Saat itu, orang tuanya memang sempat mempertanyakan kenapa dirinya mengenakan jilbab. Tetapi, Demila menjelaskan kepada orang tuanya kalau semua siswi di sekolahnya berjilbab dan ia ingin seragam dengan teman-temannya.
“Guru-guru memberikan kebebasam (kepada siswi non-muslim). Sehingga, dahulu tidak ada yang merasa didiskriminasi,” ucapnya.
3. Sanksi tegas akan dilayangkan kepada oknum yang terlibat
Mendikbud meminta pemerintah daerah (pemda) setempat untuk memberikan sanksi tegas kepada seluruh pihak yang terbukti terlibat dalam kasus tersebut. Tidak menutup kemungkinan pembebasan jabatan juga diterapkan kepada pihak terakit.
4. Dinilai sebagai bentuk intoleransi atas keberagamaan
Kasus SMKN 2 Padang yang mewajibkan siswinya untuk menggunakan jilbab dinilai sebagai bentuk intoleransi atas keberagamaan. Tak hanya itu, penerapan aturan tersebut juga melanggar peraturan perundang-undangan serta menodai nilai-nilai Pancasila dan kebinekaan.
Aturan tersebut tidak mengindahkan Pasal 55 Undang-Undang Nomor 39 Tahun 1999 tentang Hak Asasi Manusia, Pasal 4 Ayat (1) Undang-Undang Nomor 20 Tahun 2003 tentang Sistem Pendidikan Nasional, dan Pasal 3 Ayat (4) Permendikbud Tahun 2014 tentang Pakaian Seragam Sekolah Peserta Didik Jenjang Pendidikan Dasar dan Menengah.
“Maka sekolah tidak boleh sama sekali membuat peraturan atau imbauan kepada peserta didik untuk menggunakan pakaian kekhususan agama tertentu sebagai pakaian seragam sekolah. Apalagi jika tidak sesuai dengan agama atau kepercayaan peserta didik,” kata Mendikbud Nadiem Anwar Makarim melalui video yang diunggahnya pada akun Instagram @nadiemmakarim pada Minggu, 24 Januari 2021.
5. Kepala sekolah SMKN 2 Padang siap dipecat jika salah
Kepala Sekolah SMKN 2 Padang Rusmadi mengaku siap dipecat jika ada temuan pelanggaran terkait aturan yang mewajibkan siswinya menggunakan jilbab. “Tetapi, pemerintah silakan lihat ke lapangan dahulu (terkait) apa yang sudah kami lakukan,” kata Rusmadi pada Senin, 25 Januari 2021.
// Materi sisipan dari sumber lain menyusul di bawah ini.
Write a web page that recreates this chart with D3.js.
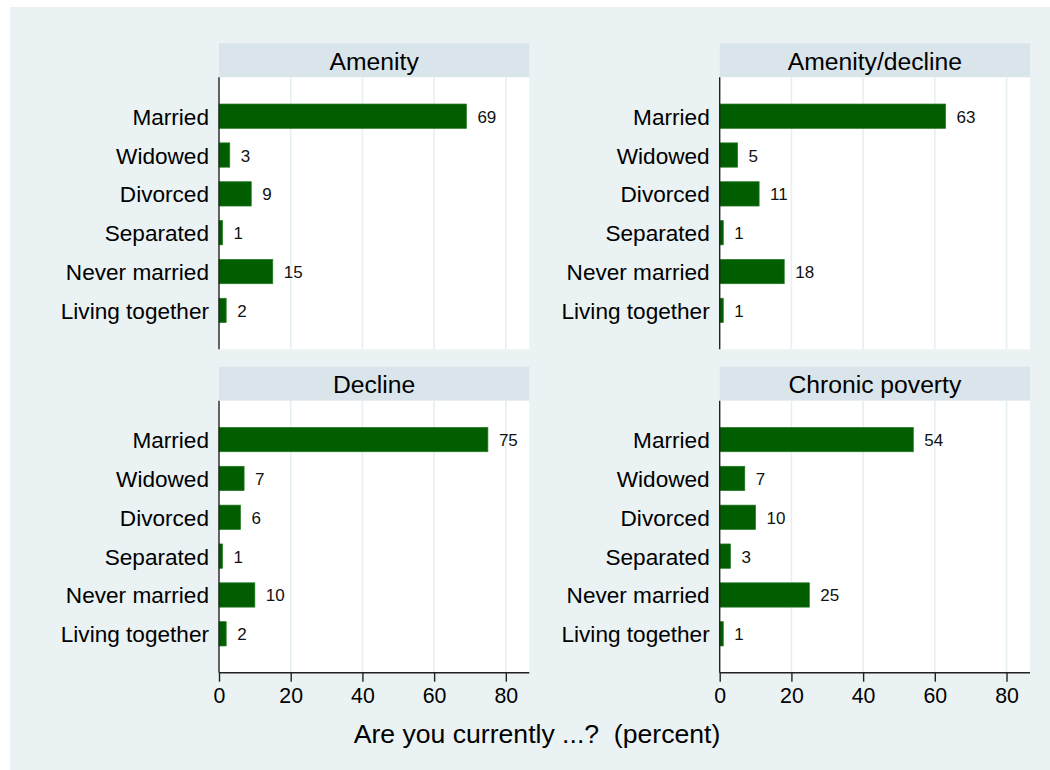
<!DOCTYPE html>
<html><head><meta charset="utf-8">
<script src="https://cdn.jsdelivr.net/npm/d3@7"></script>
<style>body{margin:0;background:#fff}svg{display:block}</style>
</head><body><svg id="c" width="1050" height="770"></svg>
<script>
// ---- data ----
const categories = ["Married", "Widowed", "Divorced", "Separated", "Never married", "Living together"];
const panelTitles = ["Amenity", "Amenity/decline", "Decline", "Chronic poverty"];
const amenity = [69, 3, 9, 1, 15, 2];
const amenityDecline = [63, 5, 11, 1, 18, 1];
const decline = [75, 7, 6, 1, 10, 2];
const chronicPoverty = [54, 7, 10, 3, 25, 1];
const xTicks = [0, 20, 40, 60, 80];
const xTitle = "Are you currently ...?  (percent)";

const panelValues = [amenity, amenityDecline, decline, chronicPoverty];

// ---- layout ----
const FONT = "'Liberation Sans', Arial, Helvetica, sans-serif";
const svg = d3.select("#c");
svg.append("rect").attr("x", 10).attr("y", 7).attr("width", 1040).attr("height", 763).attr("fill", "#EAF2F3");

const plotW = 310.3, plotH = 272, stripH = 34;
const colX = [219, 719.7];
const rowY = [77.3, 400.7]; // plot tops
const x = d3.scaleLinear().domain([0, 86.55]).range([0, plotW]);
const y = d3.scaleBand().domain(categories).range([0, plotH]).paddingInner(0.374).paddingOuter(0.688);

panelTitles.forEach((title, i) => {
  const col = i % 2, row = Math.floor(i / 2);
  const g = svg.append("g").attr("transform", `translate(${colX[col]},${rowY[row]})`);
  const vals = panelValues[i];
  const data = categories.map((c, k) => ({cat: c, v: vals[k]}));

  // strip
  g.append("rect").attr("x", 0).attr("y", -stripH).attr("width", plotW).attr("height", stripH).attr("fill", "#D9E5EA");
  g.append("text").attr("x", plotW / 2).attr("y", -stripH / 2 + 1).attr("text-anchor", "middle")
    .attr("dominant-baseline", "central").attr("font-family", FONT).attr("font-size", 24.7).attr("fill", "#000").text(title);

  // plot area
  g.append("rect").attr("width", plotW).attr("height", plotH).attr("fill", "#fff");
  g.selectAll("line.grid").data(xTicks.filter(t => t > 0)).join("line").attr("class", "grid")
    .attr("x1", d => x(d)).attr("x2", d => x(d)).attr("y1", 0).attr("y2", plotH)
    .attr("stroke", "#E6EFF1").attr("stroke-width", 1.6);

  // bars
  g.selectAll("rect.bar").data(data).join("rect").attr("class", "bar")
    .attr("x", x(0)).attr("y", d => y(d.cat)).attr("width", d => x(d.v) - x(0)).attr("height", y.bandwidth())
    .attr("fill", "#005E00").attr("stroke", "#237a23").attr("stroke-width", 0.7);

  // value labels
  g.selectAll("text.val").data(data).join("text").attr("class", "val")
    .attr("x", d => x(d.v) + 11).attr("y", d => y(d.cat) + y.bandwidth() / 2 + 1)
    .attr("dominant-baseline", "central").attr("font-family", FONT).attr("font-size", 17).attr("fill", "#111")
    .text(d => d3.format(".0f")(d.v));

  // category labels
  g.selectAll("text.cat").data(data).join("text").attr("class", "cat")
    .attr("x", -10).attr("y", d => y(d.cat) + y.bandwidth() / 2 + 1)
    .attr("text-anchor", "end").attr("dominant-baseline", "central")
    .attr("font-family", FONT).attr("font-size", 22.6).attr("fill", "#000").text(d => d.cat);

  // y axis line
  g.append("line").attr("x1", 0).attr("x2", 0).attr("y1", 0).attr("y2", plotH).attr("stroke", "#222").attr("stroke-width", 1.4);

  // x axis on bottom row
  if (row === 1) {
    const ax = g.append("g").attr("transform", `translate(0,${plotH})`)
      .call(d3.axisBottom(x).tickValues(xTicks).tickSize(9).tickPadding(6).tickFormat(d3.format("d")));
    ax.select(".domain").attr("stroke", "#222").attr("stroke-width", 1.4).attr("d", `M0,0H${plotW}`);
    ax.selectAll(".tick line").attr("stroke", "#222").attr("stroke-width", 1.4);
    ax.selectAll(".tick text").attr("font-family", FONT).attr("font-size", 21.3).attr("fill", "#000");
  }
});

svg.append("text").attr("x", 537).attr("y", 743).attr("text-anchor", "middle")
  .attr("font-family", FONT).attr("font-size", 26.6).attr("fill", "#000").style("white-space", "pre").text(xTitle);
</script>
</body></html>
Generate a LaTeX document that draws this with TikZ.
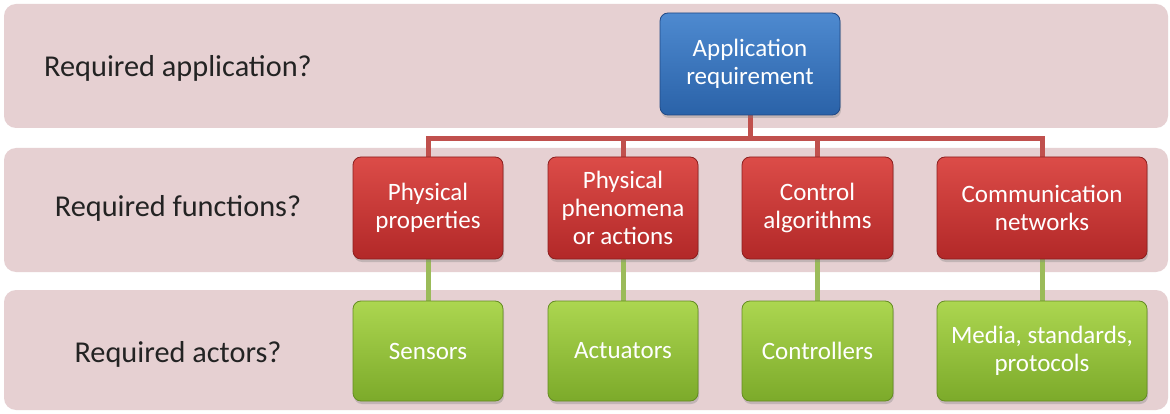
\documentclass[tikz,border=0pt]{standalone}
\usepackage{fontspec}
\setmainfont{Carlito}
\usetikzlibrary{shadows,backgrounds}
\definecolor{bandpink}{RGB}{230,208,210}
\definecolor{bluetop}{RGB}{78,138,208}
\definecolor{bluebot}{RGB}{42,98,168}
\definecolor{blueedge}{RGB}{32,72,132}
\definecolor{redtop}{RGB}{220,76,72}
\definecolor{redbot}{RGB}{178,40,40}
\definecolor{rededge}{RGB}{140,30,30}
\definecolor{greentop}{RGB}{172,214,80}
\definecolor{greenbot}{RGB}{124,170,42}
\definecolor{greenedge}{RGB}{100,140,34}
\definecolor{redline}{RGB}{192,80,77}
\definecolor{greenline}{RGB}{155,187,89}
\definecolor{labeltext}{RGB}{35,35,35}
\newcommand\bxfont{\fontsize{25}{28}\selectfont}
\newcommand\lblfont{\fontsize{30.3}{36}\selectfont}
\begin{document}
\begin{tikzpicture}[x=1pt,y=-1pt,
  band/.style={fill=bandpink, draw=none, rounded corners=12pt},
  boxbase/.style={rounded corners=8pt, line width=0.8pt, text=white, font=\bxfont,
    align=center, inner sep=0pt, minimum height=102pt,
    drop shadow={shadow xshift=1pt, shadow yshift=-3pt, opacity=0.35}},
  bluebox/.style={boxbase, draw=blueedge, top color=bluetop, bottom color=bluebot},
  redbox/.style={boxbase, draw=rededge, top color=redtop, bottom color=redbot},
  greenbox/.style={boxbase, draw=greenedge, top color=greentop, bottom color=greenbot, minimum height=100pt},
  lbl/.style={font=\lblfont, text=labeltext, anchor=base, inner sep=0pt},
  redconn/.style={draw=redline, line width=5pt},
  greenconn/.style={draw=greenline, line width=5pt}]
\useasboundingbox (0,0) rectangle (1170,414);
% labels
\node[lbl] (l1) at (178,77) {Required application?};
\node[lbl] (l2) at (178,217) {Required functions?};
\node[lbl] (l3) at (178,362) {Required actors?};
% boxes
\node[bluebox, minimum width=180pt] (app) at (750,64) {Application\\requirement};
\node[redbox, minimum width=150pt] (r1) at (428,208) {Physical\\properties};
\node[redbox, minimum width=150pt] (r2) at (623,208) {Physical\\phenomena\\or actions};
\node[redbox, minimum width=151pt] (r3) at (817.5,208) {Control\\algorithms};
\node[redbox, minimum width=210pt] (r4) at (1042,208) {Communication\\networks};
\node[greenbox, minimum width=150pt] (g1) at (428,351) {Sensors};
\node[greenbox, minimum width=150pt] (g2) at (623,351) {Actuators};
\node[greenbox, minimum width=151pt] (g3) at (817.5,351) {Controllers};
\node[greenbox, minimum width=210pt] (g4) at (1042,351) {Media, standards,\\protocols};
\begin{scope}[on background layer]
  \fill[white] (0,0) rectangle (1170,414);
  % bands
  \fill[band] (4,4) rectangle (1168,128);
  \fill[band] (4,148) rectangle (1168,272);
  \fill[band] (4,290) rectangle (1168,410);
  % connectors
  \draw[redconn] (app.south) -- ++(0,23) coordinate (bus);
  \draw[redconn] (bus) -| (r1.north);
  \draw[redconn] (bus) -| (r2.north);
  \draw[redconn] (bus) -| (r3.north);
  \draw[redconn] (bus) -| (r4.north);
  \draw[greenconn] (r1.south) -- (g1.north);
  \draw[greenconn] (r2.south) -- (g2.north);
  \draw[greenconn] (r3.south) -- (g3.north);
  \draw[greenconn] (r4.south) -- (g4.north);
\end{scope}
\end{tikzpicture}
\end{document}
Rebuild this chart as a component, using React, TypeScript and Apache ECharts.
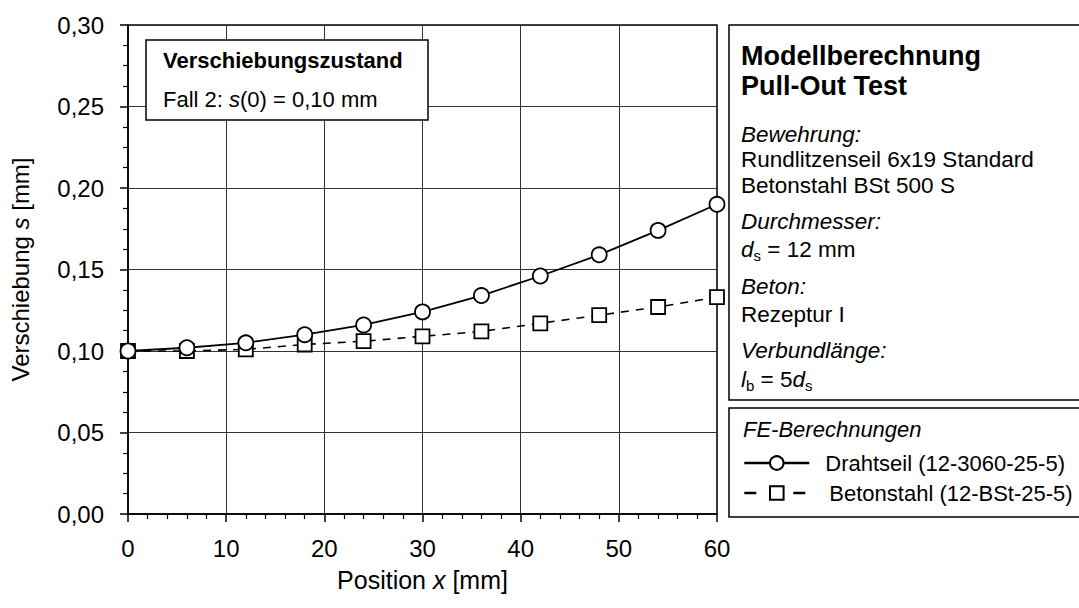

Rusmadi mengaku memang ada kebijakan sekolah yang mewajibkan siswi muslim untuk mengenakan jilbab. Namun, bagi siswi non-muslin menyesuaikan atau tidak diwajibkan.
“Ini adalah kebijakan guru bimbingan konseling (BK) di sekolah kami. Guru BK tidak pernah memaksa untuk memakai jilbab bagi siswi non-muslim. Tetapi, terlebih dahulu ditanyakan apakah nyaman memakai jilbab. Kalau tidak nyaman, kami tidak memaksa,” ungkap Rusmadi.
Ia juga menyayangkan berbagai pihak yang salah menginterpretasikan pernyataan salah seorang sakil kepala sekolah yang menjadi perhatian publik. “Pernyataan guru di video, wakil kepala sekolah meminta wajib mematuhi aturan sekolah, bukan wajib memakai jilbab,” ucapnya.